# Apache-Konfiguration



## z-coupe (1. August 2006)

Weiss nicht ob mein Post an dieser Stelle richtig ist, falls nicht Mods bitte verschieben.

Also nun zu meinem Problem:
Ich habe bei mir den Apache2 istalliert der auch soweit ganz gut läft. Kann den sowohl über localhost als auch übers Netzwerk ansprechen. Ich wollte nun den Apache fürs Internet freigeben, habe mir eine Adresse von NO-IP.com geholt. Mein Problem ist nun dass, ich nicht auf den Apache übers Internet komme.
Ich habe meinen Router entsprechend konfiguriert so dass es funktionieren müsste.
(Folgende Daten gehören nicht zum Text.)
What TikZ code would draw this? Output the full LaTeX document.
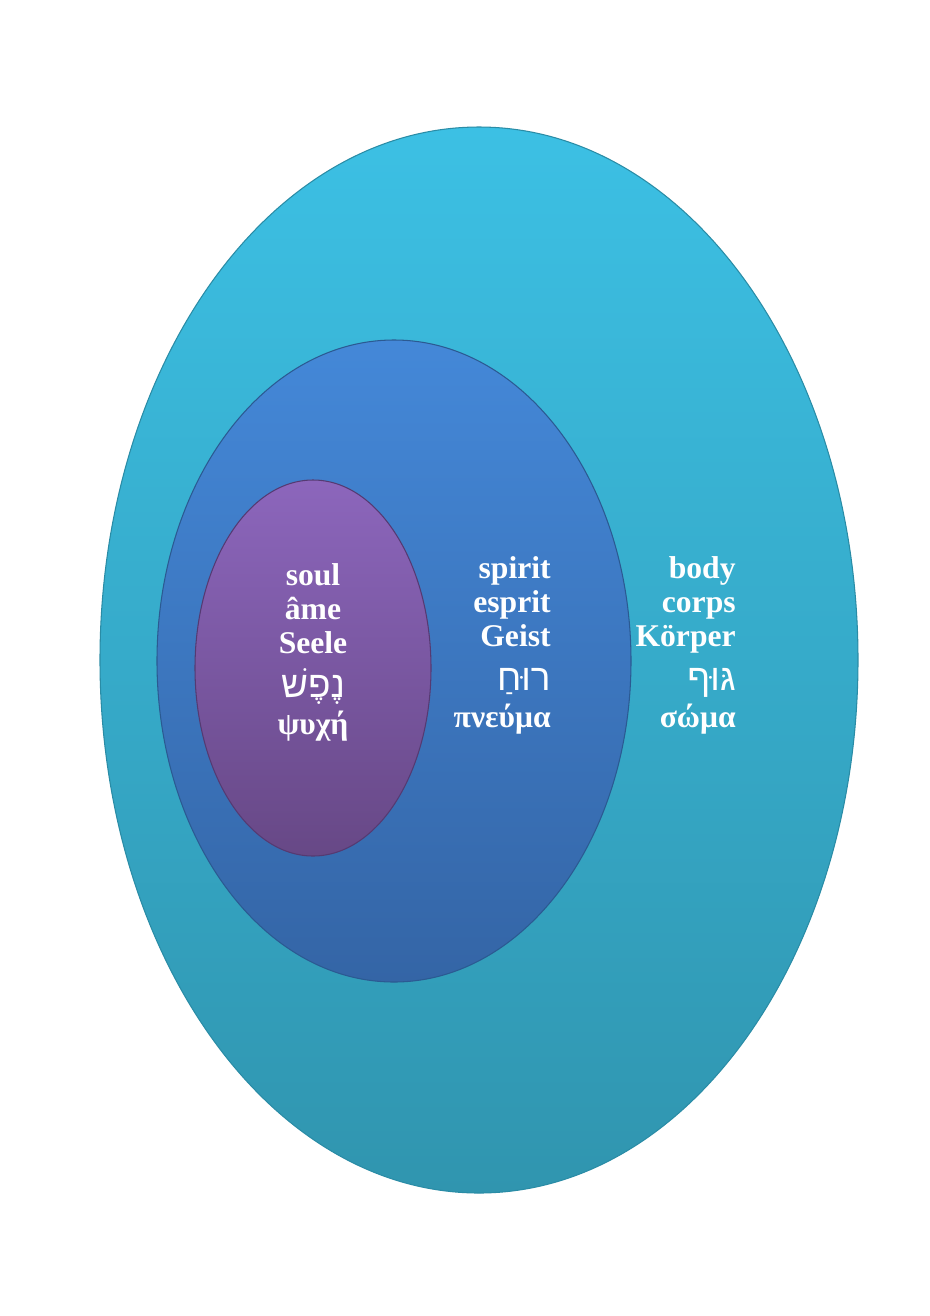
\documentclass[tikz,border=0pt]{standalone}
\usepackage{fontspec}
\setmainfont{Liberation Serif}
\newfontfamily\hebfont[Script=Hebrew]{Liberation Sans}
\TeXXeTstate=1
\usetikzlibrary{positioning}
\definecolor{bodyTop}{HTML}{3CC0E4}
\definecolor{bodyBot}{HTML}{3095AF}
\definecolor{bodyRim}{HTML}{2A8CA6}
\definecolor{spiritTop}{HTML}{4488D8}
\definecolor{spiritBot}{HTML}{3465A6}
\definecolor{spiritRim}{HTML}{2B5A92}
\definecolor{soulTop}{HTML}{8C66BC}
\definecolor{soulBot}{HTML}{674886}
\definecolor{soulRim}{HTML}{553A72}
\tikzset{
	layer/.style={line width=.6pt},
	bodyLayer/.style={layer, draw=bodyRim, top color=bodyTop, bottom color=bodyBot},
	spiritLayer/.style={layer, draw=spiritRim, top color=spiritTop, bottom color=spiritBot},
	soulLayer/.style={layer, draw=soulRim, top color=soulTop, bottom color=soulBot},
	words/.style={text=white, font=\bfseries\fontsize{18}{19.3}\selectfont, inner sep=0pt},
	heb/.style={}
}
\newcommand{\hebword}[1]{{\hebfont\mdseries\fontsize{21}{19.3}\selectfont\beginR #1\endR}}

\begin{document}
\begin{tikzpicture}[x=0.02cm, y=-0.02cm]
\fill[white] (0,0) rectangle (930,1316);
\useasboundingbox (0,0) rectangle (930,1316);
% the three layers
\path[bodyLayer] (479,660) ellipse [x radius=379, y radius=533];
\path[spiritLayer] (394,661) ellipse [x radius=237, y radius=321];
\path[soulLayer] (313,668) ellipse [x radius=118, y radius=188];
% labels
\node[words, align=center, anchor=north] (soul) at (313,563)
	{soul\\ âme\\ Seele\\[6pt] \hebword{נֶפֶשׁ}\\[2pt] ψυχή};
\node[words, align=right, anchor=north east] (spirit) at (551,556)
	{spirit\\ esprit\\ Geist\\[6pt] \hebword{רוּחַ}\\[2pt] πνεύμα};
\node[words, align=right, anchor=north east] (body) at (736,556)
	{body\\ corps\\ Körper\\[6pt] \hebword{גּוּף}\\[2pt] σώμα};
\end{tikzpicture}
\end{document}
Ich habe noch den Tomcat auf dem Port 8080 laufen, auf den komme ich ohne weiteres übers Internet drauf, aber den Apache findet er nicht. 
Muss ich irgendwelche Einstellungen beim Tomcat vornehmen, dass er über die On-IP adresse ansprechbar ist?


----------



## ripkens (1. August 2006)

1. Du sagst du kannst in über localhost und Netzwerk ansprechen, welches Netzwerk meinst du damit, Deine lokale IP oder die externe die du von deinem Provider bekommen hast?

2. Ist der Port 80 in der Firewall offen?

3. Kennt der Apache den vhost name.NO-IP.com?

Marcus


----------



## z-coupe (1. August 2006)

1. Ich meine interne Netzwerk, wenn ich mich an einen anderen Rechner im gleichen Netzwerk setze und http://Rechnername eingebe sehe ich Startseite

2. müsste eigentlich, ich überprüfe es aber gleich noch

3. Was meinst du damit? Muss ich den VHost in der httpd.conf einstellen? Ich habe doch bereits den ServerName auf meine No-IP- Adresse gesetzt.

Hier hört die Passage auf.